[Figure scripts]
□ □ □ □ □
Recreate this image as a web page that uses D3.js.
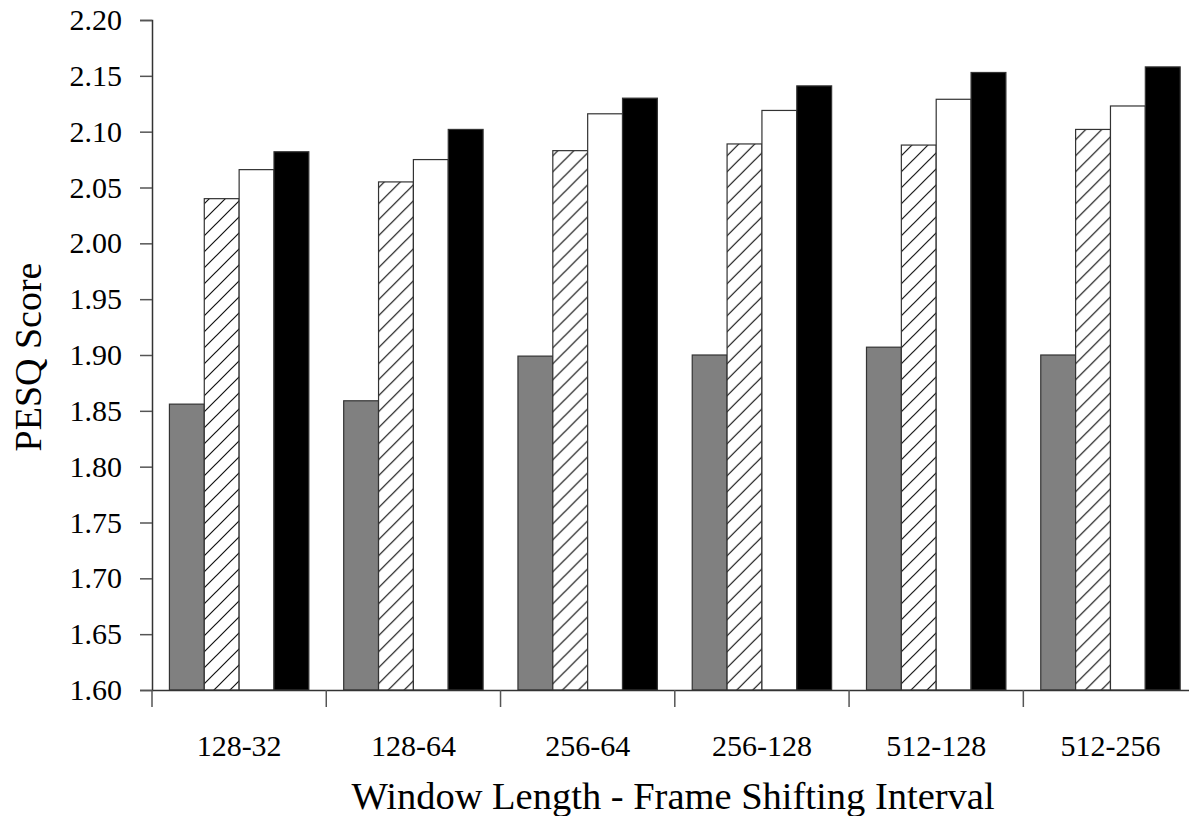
<!DOCTYPE html>
<html>
<head>
<meta charset="utf-8">
<script src="https://cdn.jsdelivr.net/npm/d3@7"></script>
<style>
  html, body { margin: 0; padding: 0; background: #fff; }
  svg { display: block; font-family: "Liberation Serif", "Times New Roman", serif; }
</style>
</head>
<body>
<svg id="chart" width="1189" height="816"></svg>
<script>
// Window length - frame shifting interval settings
const categories = ["128-32", "128-64", "256-64", "256-128", "512-128", "512-256"];
// Four methods, one value per setting
const seriesGray  = [1.856, 1.859, 1.899, 1.900, 1.907, 1.900];
const seriesHatch = [2.040, 2.055, 2.083, 2.089, 2.088, 2.102];
const seriesWhite = [2.066, 2.075, 2.116, 2.119, 2.129, 2.123];
const seriesBlack = [2.082, 2.102, 2.130, 2.141, 2.153, 2.158];
const seriesKeys = ["gray", "hatch", "white", "black"];
const yTicks = [1.60, 1.65, 1.70, 1.75, 1.80, 1.85, 1.90, 1.95, 2.00, 2.05, 2.10, 2.15, 2.20];

const table = categories.map((c, i) => ({
  cat: c,
  values: { gray: seriesGray[i], hatch: seriesHatch[i], white: seriesWhite[i], black: seriesBlack[i] }
}));

const svg = d3.select("#chart");
const plotLeft = 152, plotTop = 20, plotBottom = 690, plotRight = 1197.6;

const defs = svg.append("defs");
const pat = defs.append("pattern")
  .attr("id", "hatch")
  .attr("patternUnits", "userSpaceOnUse")
  .attr("width", 16).attr("height", 16);
pat.append("rect").attr("width", 16).attr("height", 16).attr("fill", "#fff");
pat.append("path")
  .attr("d", "M-4,4 L4,-4 M0,16 L16,0 M12,20 L20,12")
  .attr("stroke", "#111").attr("stroke-width", 1.2);

const fills = { gray: "#808080", hatch: "url(#hatch)", white: "#fff", black: "#000" };

const x0 = d3.scaleBand().domain(categories).range([plotLeft, plotRight]).padding(0);
const x1 = d3.scaleBand().domain(seriesKeys).range([0, x0.bandwidth()]).paddingInner(0).paddingOuter(0.5);
const y = d3.scaleLinear().domain([1.6, 2.2]).range([plotBottom, plotTop]);

// bars
const groups = svg.append("g").selectAll("g")
  .data(table).join("g")
  .attr("transform", d => `translate(${x0(d.cat)},0)`);
groups.selectAll("rect")
  .data(d => seriesKeys.map(k => ({ key: k, value: d.values[k] })))
  .join("rect")
  .attr("x", d => x1(d.key))
  .attr("width", x1.bandwidth())
  .attr("y", d => y(d.value))
  .attr("height", d => y(1.6) - y(d.value))
  .attr("fill", d => fills[d.key])
  .attr("stroke", "#333")
  .attr("stroke-width", 1.2);

// y axis
const yAxis = d3.axisLeft(y).tickValues(yTicks).tickFormat(d3.format(".2f")).tickSize(12).tickPadding(18);
const gy = svg.append("g").attr("transform", `translate(${plotLeft},0)`).call(yAxis);
gy.select(".domain").attr("stroke", "#333").attr("stroke-width", 1.5);
gy.selectAll(".tick line").attr("stroke", "#555").attr("stroke-width", 1.5);
gy.selectAll(".tick text").attr("font-size", 30).attr("fill", "#000")
  .attr("font-family", "Liberation Serif, serif");

// x axis
const xAxis = d3.axisBottom(x0).tickSize(0).tickPadding(45);
const gx = svg.append("g").attr("transform", `translate(0,${plotBottom})`).call(xAxis);
gx.select(".domain").attr("stroke", "#333").attr("stroke-width", 1.5);
gx.selectAll(".tick text").attr("font-size", 30).attr("fill", "#000")
  .attr("font-family", "Liberation Serif, serif");
// separators between categories
gx.selectAll(".sep")
  .data(categories).join("line")
  .attr("class", "sep")
  .attr("x1", d => x0(d)).attr("x2", d => x0(d))
  .attr("y1", 0).attr("y2", 17)
  .attr("stroke", "#555").attr("stroke-width", 1.5);

// axis titles
svg.append("text")
  .attr("x", 673).attr("y", 809)
  .attr("text-anchor", "middle")
  .attr("font-size", 38.5)
  .text("Window Length - Frame Shifting Interval");
svg.append("text")
  .attr("transform", "translate(41,357) rotate(-90)")
  .attr("text-anchor", "middle")
  .attr("font-size", 38)
  .text("PESQ Score");
</script>
</body>
</html>
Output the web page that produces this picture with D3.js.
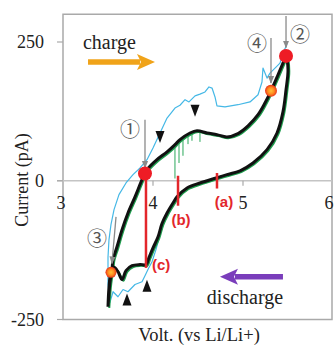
<!DOCTYPE html>
<html>
<head>
<meta charset="utf-8">
<script src="https://cdn.jsdelivr.net/npm/d3@7"></script>
<style>
html,body{margin:0;padding:0;background:#fff;}
svg{display:block;}
</style>
</head>
<body>
<svg id="chart" width="335" height="347"></svg>
<script>
// ---------- data ----------
const xTicks = [3, 4, 5, 6];
const yTicks = [250, 0, -250];
const xLabel = "Volt. (vs Li/Li+)";
const yLabel = "Current (pA)";

// main CV loop (black) : [V, pA]
const blackVolt = [3.50,3.522,3.544,3.556,3.60,3.656,3.722,3.80,3.878,3.911,3.933,4.044,4.156,4.244,4.30,4.411,4.489,4.60,4.711,4.822,4.944,5.056,5.167,5.244,5.311,5.389,5.444,5.478,5.50,5.478,5.444,5.378,5.267,5.111,4.967,4.822,4.70,4.522,4.378,4.267,4.222,4.156,4.10,4.056,4.00,3.956,3.922,3.856,3.767,3.70,3.656,3.611,3.567,3.533,3.511,3.50];
const blackCurr = [-227,-183,-160,-142,-119,-88,-58,-29,2,13,20,38,52,65,74,86,90,86,83,79,85,99,119,140,162,191,212,225,200,164,124,86,56,32,18,11,5,-4,-13,-29,-40,-58,-77,-101,-121,-138,-151,-151,-153,-162,-178,-164,-156,-165,-192,-227];

// green spikes on the charge hump: [V, top pA, bottom pA]
const spikeVolt = [4.244,4.289,4.333,4.389,4.433,4.522];
const spikeTop  = [63,70,76,85,88,90];
const spikeBot  = [4,32,45,66,72,70];

// light-blue cycle
const cyanVolt = [4.211,4.133,4.078,4.033,3.989,3.944,3.911,3.878,3.80,3.722,3.667,3.611,3.556,3.522,3.50,3.50,3.511,3.533,3.567,3.622,3.70,3.778,3.856,3.933,4.00,4.078,4.156,4.244,4.30,4.356,4.40,4.467,4.522,4.578,4.622,4.656,4.689,4.711,4.80,4.944,5.078,5.167,5.211,5.222,5.267,5.30,5.411,5.444,5.489];
const cyanCurr = [-43,-70,-97,-124,-146,-160,-171,-182,-187,-200,-196,-209,-200,-219,-187,-138,-106,-79,-52,-25,-4,11,23,38,59,86,113,131,136,146,142,153,156,160,169,167,151,135,133,137,142,155,178,203,185,194,212,230,246];

// marked points
const ptLabel = ["①","②","③","④"];
const ptVolt  = [3.911,5.478,3.533,5.311];
const ptCurr  = [13,225,-165,162];
const ptKind  = ["red","red","orange","orange"];
const ptR     = [7,7,5.5,6];
// circled-number label positions and arrow starts
const numVolt = [3.744,5.633,3.378,5.156];
const numCurr = [95,266,-103,250];
const arrFromV = [3.911,5.478,3.589,5.311];
const arrFromI = [110,297,-65,257];
const arrToV   = [3.911,5.478,3.544,5.311];
const arrToI   = [23,240,-149,176];

// red markers (a) (b) (c)
const mkName = ["(a)","(b)","(c)"];
const mkVolt = [4.711,4.278,3.922];
const mkTop  = [14,9,13];
const mkBot  = [-14,-45,-157];
const mkLabV = [4.789,4.311,3.989];
const mkLabI = [-37,-69,-151];

// triangles
const triDownV = [4.078,4.467];
const triDownI = [79,126];
const triUpV = [3.933,3.711];
const triUpI = [-189,-214];

// ---------- scales ----------
const svg = d3.select("#chart");
const x = d3.scaleLinear().domain([3,6]).range([63,333]);
const y = d3.scaleLinear().domain([-250,250]).range([319.5,42]);
const yTop = 300;

const serif = "'Liberation Serif','Times New Roman',serif";

// frame
svg.append("rect")
  .attr("x", x(3)).attr("y", y(yTop))
  .attr("width", x(6)-x(3)-1).attr("height", y(-250)-y(yTop))
  .attr("fill","none").attr("stroke","#a9a9a9").attr("stroke-width",1.5);

// zero line
svg.append("line")
  .attr("x1", x(3)-6).attr("x2", x(6)-1).attr("y1", y(0)).attr("y2", y(0))
  .attr("stroke","#c4c4c4").attr("stroke-width",1.5);

// y ticks
yTicks.forEach(t=>{
  svg.append("line").attr("x1",x(3)-6).attr("x2",x(3)).attr("y1",y(t)).attr("y2",y(t))
    .attr("stroke","#a9a9a9").attr("stroke-width",1.2);
  svg.append("text").attr("x",44).attr("y",y(t)).attr("text-anchor","end")
    .attr("dominant-baseline","central").attr("font-family",serif).attr("font-size",18)
    .attr("fill","#222").text(t);
});
// x ticks
xTicks.forEach(t=>{
  if(t>3 && t<6){
    svg.append("line").attr("x1",x(t)).attr("x2",x(t)).attr("y1",y(0)).attr("y2",y(0)+5)
      .attr("stroke","#a9a9a9").attr("stroke-width",1.2);
  }
  svg.append("text").attr("x",x(t)-(t===3?2:(t===6?4:0))).attr("y",y(0)+22).attr("text-anchor","middle")
    .attr("dominant-baseline","central").attr("font-family",serif).attr("font-size",18)
    .attr("fill","#222").text(t);
});

// axis titles
svg.append("text").attr("x",199).attr("y",335).attr("text-anchor","middle")
  .attr("dominant-baseline","central").attr("font-family",serif).attr("font-size",18.5)
  .attr("fill","#222").text(xLabel);
svg.append("text").attr("transform","translate(22,180) rotate(-90)").attr("text-anchor","middle")
  .attr("dominant-baseline","central").attr("font-family",serif).attr("font-size",18)
  .attr("fill","#222").text(yLabel);

// ---------- curves ----------
const cyan = d3.zip(cyanVolt,cyanCurr);
const black = d3.zip(blackVolt,blackCurr);
const lineLin = d3.line().x(d=>x(d[0])).y(d=>y(d[1]));
const lineSm = d3.line().x(d=>x(d[0])).y(d=>y(d[1])).curve(d3.curveCatmullRom.alpha(0.5));

svg.append("path").attr("d",lineLin(cyan)).attr("fill","none")
  .attr("stroke","#45b8e6").attr("stroke-width",1.2).attr("stroke-linejoin","round");

svg.append("path").attr("d",lineSm(black)).attr("fill","none")
  .attr("stroke","#1f9e4e").attr("stroke-width",2).attr("transform","translate(1.3,1.3)");

spikeVolt.forEach((v,i)=>{
  svg.append("line").attr("x1",x(v)).attr("x2",x(v)).attr("y1",y(spikeTop[i])).attr("y2",y(spikeBot[i]))
    .attr("stroke","#2aa85a").attr("stroke-width",1);
});

svg.append("path").attr("d",lineSm(black)).attr("fill","none")
  .attr("stroke","#111").attr("stroke-width",3).attr("stroke-linejoin","round");

// red markers
mkName.forEach((n,i)=>{
  svg.append("line").attr("x1",x(mkVolt[i])).attr("x2",x(mkVolt[i]))
    .attr("y1",y(mkTop[i])).attr("y2",y(mkBot[i]))
    .attr("stroke","#e3262b").attr("stroke-width",2.5);
  svg.append("text").attr("x",x(mkLabV[i])).attr("y",y(mkLabI[i]))
    .attr("text-anchor", i===2?"start":"middle").attr("dominant-baseline","central")
    .attr("font-family","'Liberation Sans',Arial,sans-serif").attr("font-weight","bold")
    .attr("font-size",15).attr("fill","#e3262b").text(n);
});

// triangles
const triDown = d3.zip(triDownV,triDownI), triUp = d3.zip(triUpV,triUpI);
triDown.forEach(d=>{
  const cx=x(d[0]), cy=y(d[1]);
  svg.append("path").attr("d",`M${cx-4.5},${cy-6}L${cx+4.5},${cy-6}L${cx},${cy+6}Z`).attr("fill","#111");
});
triUp.forEach(d=>{
  const cx=x(d[0]), cy=y(d[1]);
  svg.append("path").attr("d",`M${cx-4.5},${cy+6}L${cx+4.5},${cy+6}L${cx},${cy-6}Z`).attr("fill","#111");
});

// gray arrows
const defs = svg.append("defs");
defs.append("marker").attr("id","ah").attr("viewBox","0 0 10 10").attr("refX",9).attr("refY",5)
  .attr("markerWidth",6).attr("markerHeight",6).attr("orient","auto-start-reverse")
  .append("path").attr("d","M0,1L10,5L0,9Z").attr("fill","#8a8a8a");
const grad = defs.append("radialGradient").attr("id","og");
grad.append("stop").attr("offset","0%").attr("stop-color","#ffc23a");
grad.append("stop").attr("offset","55%").attr("stop-color","#ff8a1e");
grad.append("stop").attr("offset","100%").attr("stop-color","#e8321a");

ptLabel.forEach((l,i)=>{
  svg.append("line").attr("x1",x(arrFromV[i])).attr("y1",y(arrFromI[i]))
    .attr("x2",x(arrToV[i])).attr("y2",y(arrToI[i]))
    .attr("stroke","#8a8a8a").attr("stroke-width",1.3).attr("marker-end","url(#ah)");
  svg.append("text").attr("x",x(numVolt[i])).attr("y",y(numCurr[i]))
    .attr("text-anchor","middle").attr("dominant-baseline","central")
    .attr("font-family","'Noto Sans CJK JP','DejaVu Sans',sans-serif").attr("font-size",20)
    .attr("fill","#555").text(l);
});

// points
ptLabel.forEach((l,i)=>{
  svg.append("circle").attr("cx",x(ptVolt[i])).attr("cy",y(ptCurr[i])).attr("r",ptR[i])
    .attr("fill", ptKind[i]==="red" ? "#ee1c25" : "url(#og)");
});

// charge / discharge annotations
svg.append("text").attr("x",x(3.222)).attr("y",y(250)).attr("dominant-baseline","central")
  .attr("font-family",serif).attr("font-size",20).attr("fill","#222").text("charge");
svg.append("text").attr("x",x(5.022)).attr("y",y(-210)).attr("text-anchor","middle")
  .attr("dominant-baseline","central").attr("font-family",serif).attr("font-size",20)
  .attr("fill","#222").text("discharge");

function bigArrow(v1, v2, i, color){
  const x1=x(v1), x2=x(v2), yy=y(i);
  const dir = Math.sign(x2-x1);
  const hx = x2 - dir*15;
  svg.append("line").attr("x1",x1).attr("x2",hx).attr("y1",yy).attr("y2",yy)
    .attr("stroke",color).attr("stroke-width",5.5);
  svg.append("path").attr("d",`M${hx-dir*3},${yy-8}L${x2},${yy}L${hx-dir*3},${yy+8}L${hx+dir*1},${yy}Z`).attr("fill",color);
}
bigArrow(3.278, 4.022, 214, "#f0a319");
bigArrow(5.444, 4.744, -173, "#7a3dbb");
</script>
</body>
</html>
□ □ □ □ □
§ WHAT IS EXPECTED:
Copy each line containing the word "that" from the data.

§ EXPECTED OUTPUT:
Recreate this image as a web page that uses D3.js.
Output the web page that produces this picture with D3.js.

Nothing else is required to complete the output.